In an opinion by Chief Justice John G. Roberts, the Supreme Court reversed the Second Circuit’s decision that §518 was merely a price regulation that did not implicate free speech. The Court first noted the petitioners pressed only an as-applied challenge to §518, asking whether merchants could post a cash price and then post the percentage surcharge or a “dollars-and-cents” additional amount. With that narrow question in mind, the Court next agreed with the Second Circuit that §518 applies to the petitioners’ proposed pricing scheme − hence teeing up the constitutional questions.

The Court then turned to the crux of the case: whether §518 regulates speech or conduct. The Court rejected the Second Circuit’s reasoning that §518 was a price control that regulated conduct alone. The Court explained that §518 was “not like a typical price regulation.” (Op. at 8.) The Court contrasted §518 with a hypothetical law requiring all New York delis to charge $10 for a sandwich. Such a law would regulate only the price for a sandwich, not how that price is conveyed to customers, and the law’s effect on speech “would be only incidental to its primary effect on conduct.” (Op. at 9.) Section 518, in contrast, does not regulate how much a merchant must charge. Instead, §518 specifically regulates how merchants can communicate that charge, whatever it is, to customers. Therefore, §518 may be subject to a First Amendment challenge because it regulates “the communication of prices rather than prices themselves.” (Id.)

The Court’s opinion stopped there, however, because the Second Circuit’s decision was based only upon the conclusion that §518 regulated conduct. The Court remanded the case to the Second Circuit to “analyze §518 as a speech regulation.” (Op. at 10.) The Court also rejected the petitioners vagueness challenge, because, as applied to the petitioners, there was no question that “§518 proscribes their intended speech.” (Op. at 11.)

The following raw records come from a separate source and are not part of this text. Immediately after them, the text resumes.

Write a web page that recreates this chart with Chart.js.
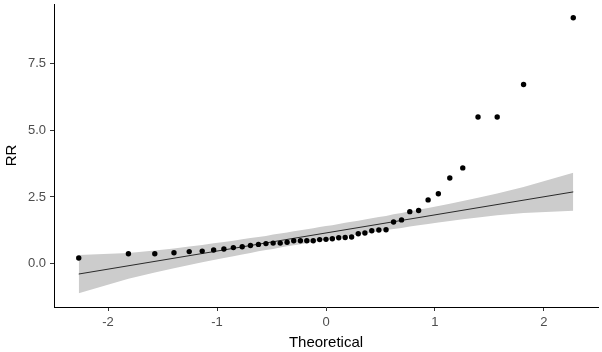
<!DOCTYPE html>
<html lang="en">
<head>
  <meta charset="UTF-8">
  <title>QQ plot RR</title>
  <script src="https://cdn.jsdelivr.net/npm/chart.js"></script>
  <style>
    body { margin: 0; background: #fff; }
    #qq { display: block; }
  </style>
</head>
<body>
  <canvas id="qq" width="602" height="352"></canvas>

  <script>
    // theoretical normal quantiles (x) and sorted RR sample (y)
    const theoretical = [
      -2.269, -1.813, -1.571, -1.395, -1.255, -1.136, -1.031, -0.937, -0.850, -0.769,
      -0.693, -0.620, -0.551, -0.485, -0.420, -0.357, -0.296, -0.235, -0.176, -0.117,
      -0.058, 0.000, 0.058, 0.117, 0.176, 0.235, 0.296, 0.357, 0.420, 0.485,
      0.551, 0.620, 0.693, 0.769, 0.850, 0.937, 1.031, 1.136, 1.255, 1.395,
      1.571, 1.813, 2.269
    ];
    const rr = [
      0.21, 0.37, 0.37, 0.41, 0.45, 0.47, 0.51, 0.55, 0.60, 0.63,
      0.68, 0.72, 0.75, 0.77, 0.77, 0.80, 0.86, 0.86, 0.86, 0.86,
      0.90, 0.91, 0.93, 0.97, 0.98, 1.00, 1.12, 1.15, 1.23, 1.26,
      1.27, 1.56, 1.64, 1.95, 1.99, 2.39, 2.62, 3.21, 3.59, 5.50,
      5.50, 6.72, 9.22
    ];
    // confidence band edges, read at each theoretical quantile
    const bandUpper = [
      0.32, 0.40, 0.49, 0.57, 0.64, 0.70, 0.76, 0.81, 0.86, 0.91,
      0.96, 1.00, 1.04, 1.09, 1.13, 1.17, 1.21, 1.25, 1.29, 1.33,
      1.37, 1.41, 1.44, 1.49, 1.53, 1.57, 1.61, 1.65, 1.70, 1.75,
      1.79, 1.85, 1.90, 1.96, 2.02, 2.09, 2.16, 2.25, 2.35, 2.47,
      2.63, 2.87, 3.41
    ];
    const bandLower = [
      -1.11, -0.57, -0.33, -0.17, -0.05, 0.05, 0.14, 0.21, 0.28, 0.34,
      0.40, 0.46, 0.51, 0.55, 0.60, 0.65, 0.69, 0.73, 0.77, 0.81,
      0.86, 0.90, 0.93, 0.97, 1.01, 1.05, 1.09, 1.13, 1.17, 1.21,
      1.26, 1.30, 1.34, 1.39, 1.44, 1.49, 1.54, 1.60, 1.66, 1.73,
      1.81, 1.90, 1.98
    ];
    // reference line end points
    const lineX = [-2.269, 2.269];
    const lineY = [-0.39, 2.69];

    const xTicks = [-2, -1, 0, 1, 2];
    const yTicks = [0, 2.5, 5, 7.5];

    const pts = (xs, ys) => xs.map((x, i) => ({ x: x, y: ys[i] }));

    const tickFont = { family: "'Liberation Sans', Arial, sans-serif", size: 13 };
    const titleFont = { family: "'Liberation Sans', Arial, sans-serif", size: 15 };

    new Chart(document.getElementById('qq').getContext('2d'), {
      type: 'scatter',
      data: {
        datasets: [
          {
            label: 'RR',
            data: pts(theoretical, rr),
            pointRadius: 2.7,
            pointBackgroundColor: '#000',
            pointBorderWidth: 0,
            order: 0
          },
          {
            label: 'line',
            type: 'line',
            data: pts(lineX, lineY),
            borderColor: '#2a2a2a',
            borderWidth: 1,
            pointRadius: 0,
            fill: false,
            order: 1
          },
          {
            label: 'upper',
            type: 'line',
            data: pts(theoretical, bandUpper),
            borderWidth: 0,
            borderColor: 'rgba(0,0,0,0)',
            backgroundColor: '#cccccc',
            pointRadius: 0,
            tension: 0,
            fill: '+1',
            order: 2
          },
          {
            label: 'lower',
            type: 'line',
            data: pts(theoretical, bandLower),
            borderWidth: 0,
            borderColor: 'rgba(0,0,0,0)',
            pointRadius: 0,
            tension: 0,
            fill: false,
            order: 3
          }
        ]
      },
      options: {
        responsive: false,
        animation: false,
        devicePixelRatio: 1,
        layout: { padding: { top: 3, right: 2, left: 0, bottom: 0 } },
        plugins: { legend: { display: false }, tooltip: { enabled: false } },
        scales: {
          x: {
            type: 'linear',
            min: -2.496,
            max: 2.496,
            afterBuildTicks: s => { s.ticks = xTicks.map(v => ({ value: v })); },
            afterFit: s => { s.height = 45; s.paddingLeft = 0; s.paddingRight = 0; },
            grid: { drawOnChartArea: false, drawTicks: true, tickLength: 4, color: '#333' },
            border: { display: true, color: '#000', width: 1 },
            ticks: { font: tickFont, color: '#4d4d4d', padding: 4, maxRotation: 0 },
            title: { display: true, text: 'Theoretical', font: titleFont, color: '#000', padding: { top: 0, bottom: 0 } }
          },
          y: {
            type: 'linear',
            min: -1.627,
            max: 9.737,
            afterBuildTicks: s => { s.ticks = yTicks.map(v => ({ value: v })); },
            afterFit: s => { s.width = 54; s.paddingTop = 0; s.paddingBottom = 0; },
            grid: { drawOnChartArea: false, drawTicks: true, tickLength: 4, color: '#333' },
            border: { display: true, color: '#000', width: 1 },
            ticks: { font: tickFont, color: '#4d4d4d', padding: 4, callback: v => v.toFixed(1) },
            title: { display: true, text: 'RR', font: titleFont, color: '#000', padding: { top: 3, bottom: 0 } }
          }
        }
      }
    });
  </script>
</body>
</html>
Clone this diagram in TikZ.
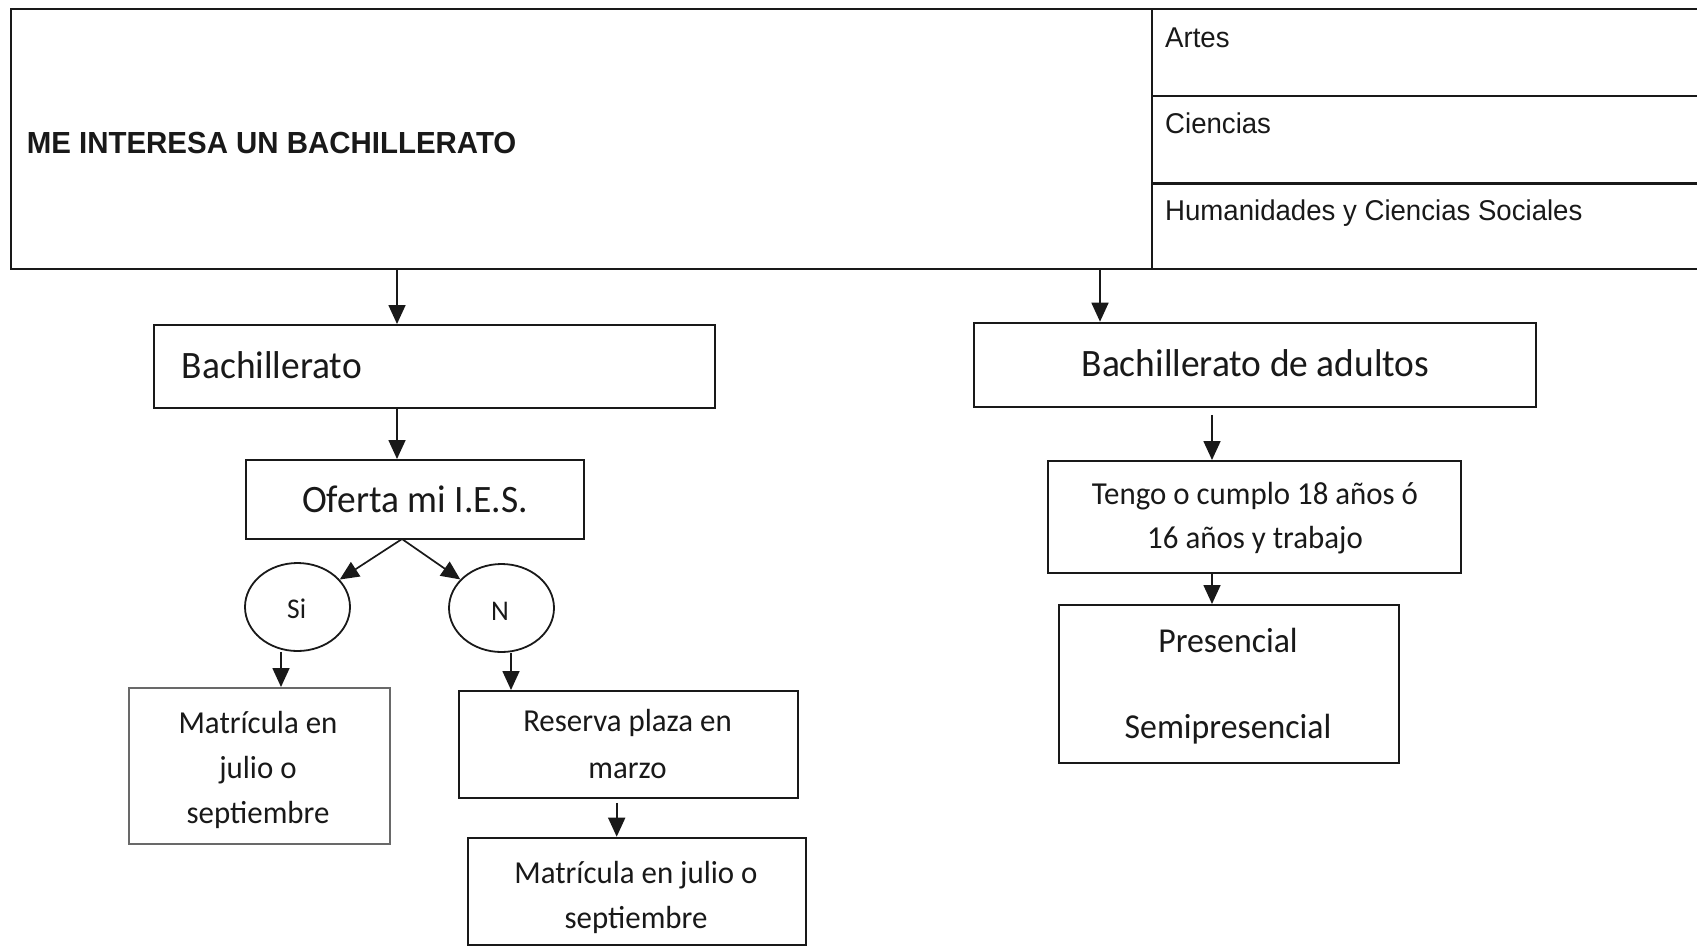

Although the judgment was unanimous, the reasoning was not. Justice Stephen G. Breyer agreed that §518 regulates speech, but that was “because virtually all government regulation affects speech.” (Breyer, J., concurring, at 1.) Justice Breyer would not have focused on the distinction between speech and conduct, but instead would have focused on how “a challenged statute, rule or regulation affects an interest that the First Amendment protects.” (Id.) He thought it was “more important” to determine the proper level of scrutiny for a particular category of speech, rather than distinguish “speech from conduct.” (Id. at 2.)

Justice Sonia Sotomayor, joined by Justice Samuel A. Alito, wrote that the majority’s opinion was a “quarter-loaf outcome” because the Court addressed “only one part of one half of petitioners’ first Amendment challenge.” (Sotomayor, J., concurring, at 1.) Justice Sotomayor explained that §518 is an ambiguous statute, and even the Second Circuit did not take a position on how far §518’s prohibitions reached. She therefore would have vacated the judgment and told the Second Circuit to ask the New York Court of Appeals to interpret §518.

The Court’s opinion will require the Second Circuit to determine both the breadth of §518 and whether the law can withstand a First Amendment challenge. The road to that determination could be a winding one. The Second Circuit can take the route that Justice Sotomayor suggests and certify the question of §518’s scope to the New York Court of Appeals. Then, after §518’s breadth is determined, the Second Circuit will decide which level of judicial scrutiny governs §518: is it pure commercial speech or is it merely a disclosure?

In all events, the case may circle back to the Supreme Court again to finally decide whether the First Amendment protects from government regulation the manner in which a merchant advertises a credit card price differential.